The web application can be designed to query the endpoint repeatedly while displaying an 'in-progress' UI element (or a spinner), and then display the result in the UI.
So the REST API only receives tasks, creates tasks, and retrieves task status. It is not responsible for running the job itself. This is where the Message Queue comes in.
For asynchronous job execution, the REST API would need to use a Message Queue. A Message Queue is a design pattern that includes a producer pushing tasks on a "first-in, first-out" queue, and a consumer retrieving tasks from the queue. It's a way to send messages between two, independently running processes so that they can work together.
On the server, the REST API serves as the producer of a task and a worker script, running as a separate process, is the consumer of the task.
When the REST API receives a POST request to create a task, it will initialize a Task object using the data in the request, and _emit_ the task on the Message Queue. The worker process automatically receives the queued task and should begin execution of the task, and listen for the next task. Here we encounter another instance where we need asynchronous behavior. Once the worker receives the task from the queue and begins running it, it shouldn't stop listening for more tasks waiting in the queue - it should simply start the job, and listen for the next job immediately.
This async behavior is achieved by making the message handler function in the worker bound to an 'on message' _event_. As soon as a message event occurs, the handler function runs.
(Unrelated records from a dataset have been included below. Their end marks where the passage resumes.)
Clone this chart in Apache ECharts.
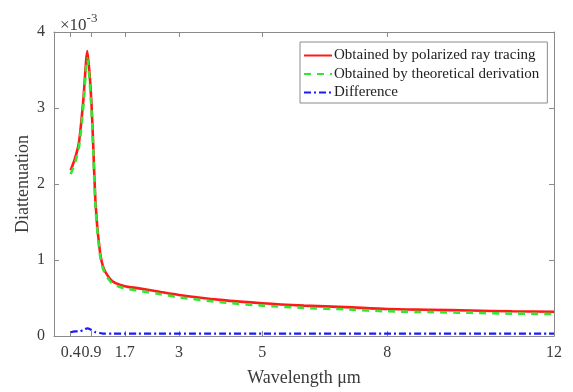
<!DOCTYPE html>
<html>
<head>
<meta charset="utf-8">
<script src="https://cdn.jsdelivr.net/npm/echarts@6/dist/echarts.min.js"></script>
<style>
  html, body { margin: 0; padding: 0; background: #fff; }
  #chart { width: 573px; height: 392px; }
</style>
</head>
<body>
<div id="chart"></div>
<script>
// Wavelength samples (µm)
const wavelengths = [0.4, 0.5, 0.6, 0.7, 0.8, 0.9, 1.0, 1.1, 1.2, 1.4, 1.7, 2.0, 2.5, 3.0, 4.0, 5.0, 6.0, 7.0, 8.0, 9.0, 10.0, 11.0, 12.0];
// Diattenuation in units of 1e-3
const rayTracing  = [2.18, 2.33, 2.55, 3.08, 3.75, 3.05, 1.72, 1.12, 0.88, 0.72, 0.655, 0.63, 0.585, 0.54, 0.475, 0.43, 0.40, 0.38, 0.355, 0.345, 0.335, 0.325, 0.32];
const theoretical = [2.13, 2.27, 2.49, 3.00, 3.65, 2.97, 1.67, 1.08, 0.85, 0.69, 0.625, 0.60, 0.555, 0.51, 0.445, 0.40, 0.37, 0.35, 0.325, 0.315, 0.305, 0.295, 0.29];
const difference  = [0.05, 0.06, 0.06, 0.08, 0.10, 0.08, 0.05, 0.04, 0.03, 0.03, 0.03, 0.03, 0.03, 0.03, 0.03, 0.03, 0.03, 0.03, 0.03, 0.03, 0.03, 0.03, 0.03];
// Tick positions on the wavelength axis
const xTicks = [0.4, 0.9, 1.7, 3, 5, 8, 12];
const seriesNames = ['Obtained by polarized ray tracing', 'Obtained by theoretical derivation', 'Difference'];

const pairs = ys => wavelengths.map((x, i) => [x, ys[i]]);
const serif = '"Liberation Serif", "DejaVu Serif", serif';
const axisGray = '#8a8a8a';
const textGray = '#3a3a3a';

// Shared settings for the box axes (inward ticks, no offset to zero)
const boxLine = { show: true, onZero: false, lineStyle: { color: axisGray, width: 1 } };
const tick = extra => Object.assign({ inside: true, length: 5, lineStyle: { color: axisGray } }, extra || {});

const chart = echarts.init(document.getElementById('chart'));
chart.setOption({
  backgroundColor: '#fff',
  animation: false,
  title: {
    text: '{a|×10}{b|-3}',
    left: 55, top: 5,
    textStyle: {
      fontWeight: 'normal',
      rich: {
        a: { fontFamily: serif, fontSize: 17, fontWeight: 'normal', color: textGray, padding: [7, 0, 0, 0] },
        b: { fontFamily: serif, fontSize: 13, fontWeight: 'normal', color: textGray, padding: [0, 0, 7, 0] }
      }
    }
  },
  grid: { left: 54, right: 19, top: 32, bottom: 56, show: false },
  legend: {
    orient: 'vertical',
    left: 300, top: 42,
    padding: [6, 8, 3, 3],
    itemGap: 3.5,
    itemWidth: 28,
    itemHeight: 12,
    backgroundColor: '#fff',
    borderColor: axisGray,
    borderWidth: 1,
    borderRadius: 0,
    // line-only legend keys
    itemStyle: { opacity: 0 },
    textStyle: { fontFamily: serif, fontSize: 15, lineHeight: 15, color: '#222', padding: [0, 0, 0, -3] },
    data: seriesNames
  },
  xAxis: [{
    type: 'value', min: 0, max: 12,
    name: 'Wavelength μm',
    nameLocation: 'middle', nameGap: 33,
    nameTextStyle: { fontFamily: serif, fontSize: 18, color: textGray },
    axisLine: boxLine,
    axisTick: tick({ customValues: xTicks }),
    axisLabel: { customValues: xTicks, fontFamily: serif, fontSize: 16, color: textGray, margin: 9, hideOverlap: false },
    splitLine: { show: false }
  }, {
    type: 'value', min: 0, max: 12, position: 'top',
    axisLine: boxLine,
    axisTick: tick({ customValues: xTicks }),
    axisLabel: { show: false },
    splitLine: { show: false }
  }],
  yAxis: [{
    type: 'value', min: 0, max: 4, interval: 1,
    name: 'Diattenuation',
    nameLocation: 'middle', nameGap: 22, nameMoveOverlap: false,
    nameTextStyle: { fontFamily: serif, fontSize: 18, color: textGray },
    axisLine: boxLine,
    axisTick: tick(),
    axisLabel: { fontFamily: serif, fontSize: 16, color: textGray, margin: 9 },
    splitLine: { show: false }
  }, {
    type: 'value', min: 0, max: 4, interval: 1, position: 'right',
    axisLine: boxLine,
    axisTick: tick(),
    axisLabel: { show: false },
    splitLine: { show: false }
  }],
  series: [{
    name: seriesNames[0], type: 'line', data: pairs(rayTracing),
    showSymbol: false, symbol: 'none', smooth: 0.25, z: 2,
    lineStyle: { color: '#ff1a1a', width: 2.6, type: 'solid' },
    itemStyle: { color: '#ff1a1a' }
  }, {
    name: seriesNames[1], type: 'line', data: pairs(theoretical),
    showSymbol: false, symbol: 'none', smooth: 0.25, z: 3,
    lineStyle: { color: '#33e633', width: 2.6, type: [7, 6] },
    itemStyle: { color: '#33e633' }
  }, {
    name: seriesNames[2], type: 'line', data: pairs(difference),
    showSymbol: false, symbol: 'none', smooth: 0.25, z: 4,
    lineStyle: { color: '#1a1aff', width: 2.2, type: [7, 3, 2, 3] },
    itemStyle: { color: '#1a1aff' }
  }]
});
</script>
</body>
</html>
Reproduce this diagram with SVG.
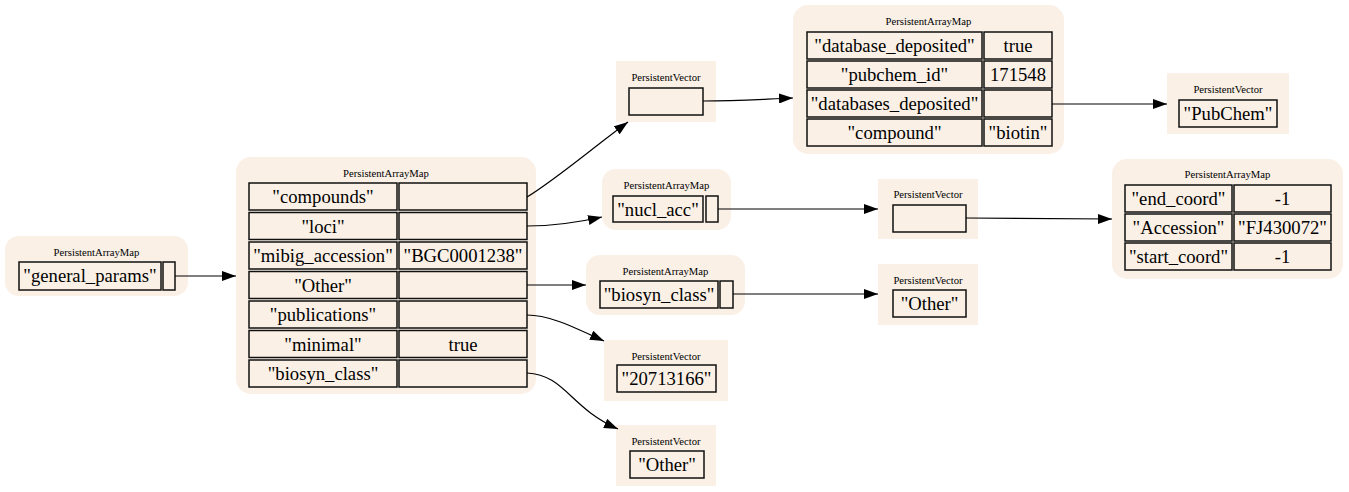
<svg xmlns="http://www.w3.org/2000/svg" width="1349" height="492" viewBox="0 0 1349 492">
<defs>
<style>
.bg{fill:#faf0e6;stroke:none}
.c{fill:#faf0e6;stroke:#111;stroke-width:1.5}
.t{font-family:"Liberation Serif","Times New Roman",serif;font-size:10.67px;fill:#000;text-anchor:middle}
.k{font-family:"Liberation Serif","Times New Roman",serif;font-size:18.67px;fill:#000;text-anchor:middle}
.e{fill:none;stroke:#000;stroke-width:1.2}
</style>
<marker id="ah" markerUnits="userSpaceOnUse" markerWidth="14" markerHeight="10" refX="14" refY="5" orient="auto">
<path d="M0,0 L14,5 L0,10 z" fill="#000"/>
</marker>
</defs>
<rect width="1349" height="492" fill="#fff"/>

<g id="node_root">
<rect class="bg" x="5" y="236" width="183" height="60" rx="14"/>
<text class="t" x="96.5" y="255.5">PersistentArrayMap</text>
<rect class="c" x="19" y="262" width="142" height="28"/>
<text class="k" x="90" y="282">"general_params"</text>
<rect class="c" x="163" y="262" width="12" height="28"/>
</g>

<g id="node_main">
<rect class="bg" x="236" y="157" width="300" height="237" rx="15"/>
<text class="t" x="386" y="176.5">PersistentArrayMap</text>
<rect class="c" x="249" y="183" width="148" height="27"/><text class="k" x="323" y="203">"compounds"</text>
<rect class="c" x="399" y="183" width="128" height="27"/>
<rect class="c" x="249" y="212.5" width="148" height="27"/><text class="k" x="323" y="232.5">"loci"</text>
<rect class="c" x="399" y="212.5" width="128" height="27"/>
<rect class="c" x="249" y="242" width="148" height="27"/><text class="k" x="323" y="262">"mibig_accession"</text>
<rect class="c" x="399" y="242" width="128" height="27"/><text class="k" x="463" y="262">"BGC0001238"</text>
<rect class="c" x="249" y="271.5" width="148" height="27"/><text class="k" x="323" y="291.5">"Other"</text>
<rect class="c" x="399" y="271.5" width="128" height="27"/>
<rect class="c" x="249" y="301" width="148" height="27"/><text class="k" x="323" y="321">"publications"</text>
<rect class="c" x="399" y="301" width="128" height="27"/>
<rect class="c" x="249" y="330.5" width="148" height="27"/><text class="k" x="323" y="350.5">"minimal"</text>
<rect class="c" x="399" y="330.5" width="128" height="27"/><text class="k" x="463" y="350.5">true</text>
<rect class="c" x="249" y="360" width="148" height="27"/><text class="k" x="323" y="380">"biosyn_class"</text>
<rect class="c" x="399" y="360" width="128" height="27"/>
</g>

<g id="node_compounds_vec">
<rect class="bg" x="616" y="61" width="100" height="61"/>
<text class="t" x="666" y="81">PersistentVector</text>
<rect class="c" x="629" y="88" width="74" height="27"/>
</g>

<g id="node_compound_map">
<rect class="bg" x="793" y="5" width="271" height="149" rx="15"/>
<text class="t" x="928.5" y="25">PersistentArrayMap</text>
<rect class="c" x="807" y="32" width="175" height="27"/><text class="k" x="894.5" y="52">"database_deposited"</text>
<rect class="c" x="984" y="32" width="68" height="27"/><text class="k" x="1018" y="52">true</text>
<rect class="c" x="807" y="61" width="175" height="27"/><text class="k" x="894.5" y="81">"pubchem_id"</text>
<rect class="c" x="984" y="61" width="68" height="27"/><text class="k" x="1018" y="81">171548</text>
<rect class="c" x="807" y="90" width="175" height="27"/><text class="k" x="894.5" y="110">"databases_deposited"</text>
<rect class="c" x="984" y="90" width="68" height="27"/>
<rect class="c" x="807" y="119" width="175" height="27"/><text class="k" x="894.5" y="139">"compound"</text>
<rect class="c" x="984" y="119" width="68" height="27"/><text class="k" x="1018" y="139">"biotin"</text>
</g>

<g id="node_pubchem_vec">
<rect class="bg" x="1167" y="73" width="122" height="61"/>
<text class="t" x="1228" y="93">PersistentVector</text>
<rect class="c" x="1179" y="100" width="98" height="27"/>
<text class="k" x="1228" y="120">"PubChem"</text>
</g>

<g id="node_loci_map">
<rect class="bg" x="602" y="169" width="129" height="61" rx="14"/>
<text class="t" x="666.5" y="189">PersistentArrayMap</text>
<rect class="c" x="613" y="196" width="90" height="26"/>
<text class="k" x="658" y="215.5">"nucl_acc"</text>
<rect class="c" x="706" y="196" width="12" height="26"/>
</g>

<g id="node_nucl_vec">
<rect class="bg" x="878" y="179" width="100" height="60"/>
<text class="t" x="928" y="198">PersistentVector</text>
<rect class="c" x="893" y="205" width="73" height="27"/>
</g>

<g id="node_coord_map">
<rect class="bg" x="1112" y="159" width="231" height="120" rx="15"/>
<text class="t" x="1227.5" y="178">PersistentArrayMap</text>
<rect class="c" x="1125" y="185" width="107" height="27"/><text class="k" x="1178.5" y="205">"end_coord"</text>
<rect class="c" x="1234" y="185" width="97" height="27"/><text class="k" x="1282.5" y="205">-1</text>
<rect class="c" x="1125" y="214" width="107" height="27"/><text class="k" x="1178.5" y="234">"Accession"</text>
<rect class="c" x="1234" y="214" width="97" height="27"/><text class="k" x="1282.5" y="234">"FJ430072"</text>
<rect class="c" x="1125" y="243" width="107" height="27"/><text class="k" x="1178.5" y="263">"start_coord"</text>
<rect class="c" x="1234" y="243" width="97" height="27"/><text class="k" x="1282.5" y="263">-1</text>
</g>

<g id="node_other_map">
<rect class="bg" x="586" y="255" width="159" height="60" rx="14"/>
<text class="t" x="665.5" y="275">PersistentArrayMap</text>
<rect class="c" x="600" y="281" width="118" height="27"/>
<text class="k" x="659" y="301">"biosyn_class"</text>
<rect class="c" x="720" y="281" width="13" height="27"/>
</g>

<g id="node_other_vec">
<rect class="bg" x="878" y="264" width="100" height="61"/>
<text class="t" x="928" y="284">PersistentVector</text>
<rect class="c" x="893" y="290" width="73" height="27"/>
<text class="k" x="929.5" y="310">"Other"</text>
</g>

<g id="node_pub_vec">
<rect class="bg" x="604" y="340" width="124" height="61"/>
<text class="t" x="666" y="360">PersistentVector</text>
<rect class="c" x="617" y="365" width="99" height="27"/>
<text class="k" x="666.5" y="385">"20713166"</text>
</g>

<g id="node_class_vec">
<rect class="bg" x="616" y="425" width="100" height="61"/>
<text class="t" x="666" y="445">PersistentVector</text>
<rect class="c" x="630" y="451" width="74" height="27"/>
<text class="k" x="667" y="471">"Other"</text>
</g>

<g id="connectors">
<path class="e" marker-end="url(#ah)" d="M175,276 L236,276"/>
<path class="e" marker-end="url(#ah)" d="M527,197 C555,180 590,150 628,122"/>
<path class="e" marker-end="url(#ah)" d="M527,226 C555,226 580,222 602,217"/>
<path class="e" marker-end="url(#ah)" d="M527,285 L586,285"/>
<path class="e" marker-end="url(#ah)" d="M527,315 C550,315 575,328 604,341"/>
<path class="e" marker-end="url(#ah)" d="M527,373 C565,375 570,408 618,429"/>
<path class="e" marker-end="url(#ah)" d="M703,101 C740,101 765,99 793,98"/>
<path class="e" marker-end="url(#ah)" d="M1052,104 L1167,104"/>
<path class="e" marker-end="url(#ah)" d="M718,209 L878,209"/>
<path class="e" marker-end="url(#ah)" d="M733,294 L878,294"/>
<path class="e" marker-end="url(#ah)" d="M966,218 C1020,218 1070,219 1112,219"/>
</g>
</svg>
This handler function is non-blocking, and as soon as another 'on message' event fires, another call is made to the handler function _while the previous one is still running_. Now we have two calls of the handler running at the same time - however, internally, the event loop is simply switching contexts between the two functions. As soon as one function encounters an _await_, the event loop switches context to the other function until it encounters an _await_. So only one thing is happening at a time internally but because our functions are non-blocking, we get concurrent, asynchronous behavior that can service our requests and jobs on the queue as quickly as we receive them.
This is recommended design pattern for implementing long-running background processes initiated via HTTP.
## Alternative implementation without message queue
Without a message queue, the alternative is to use a database as the task repository. The producer will insert tasks as rows with a waiting status in the db. The worker constantly pings the db for waiting tasks. Once it finds waiting tasks, it will begin processing each one. As each task completes, the worker updates the status of that row in the db. This method is not as efficient as using a message queue because a process unnecessarily pings the db even when there are no tasks and then sleeps for a specified time to try again. While this works for some use cases, a message queue removes the need to ping the db since the worker is now waiting for items to remove from the message queue. It never pings the message queue, so it doesn’t waste resources or time, and automatically starts as soon as a message appears.
## System Diagram

The green boxes represent one independent process. The blue box is an independent process. There is one-way communication from the REST API to the Worker through the Message Queue.
This design is influenced by microservices.
## Requirements/Conventions for the User (to be finalized)
- _All files to be used as part of a job must be uploaded as a zipped archive - even if there is a single .txt or .csv file._
The user will upload files as part of their requests. These may be metadata files, or data load files, etc and there will likely be more than one file to be used as part of a job and they could be large. In order to reduce the bandwidth needed for file transport, as well as allow easy grouping of files, the user _must_ upload a single zip file.
- _The file names for metadata import should match the import job name._
This reduces the amount of information needed for running the metadata import job and its very explicit which file is used by which job.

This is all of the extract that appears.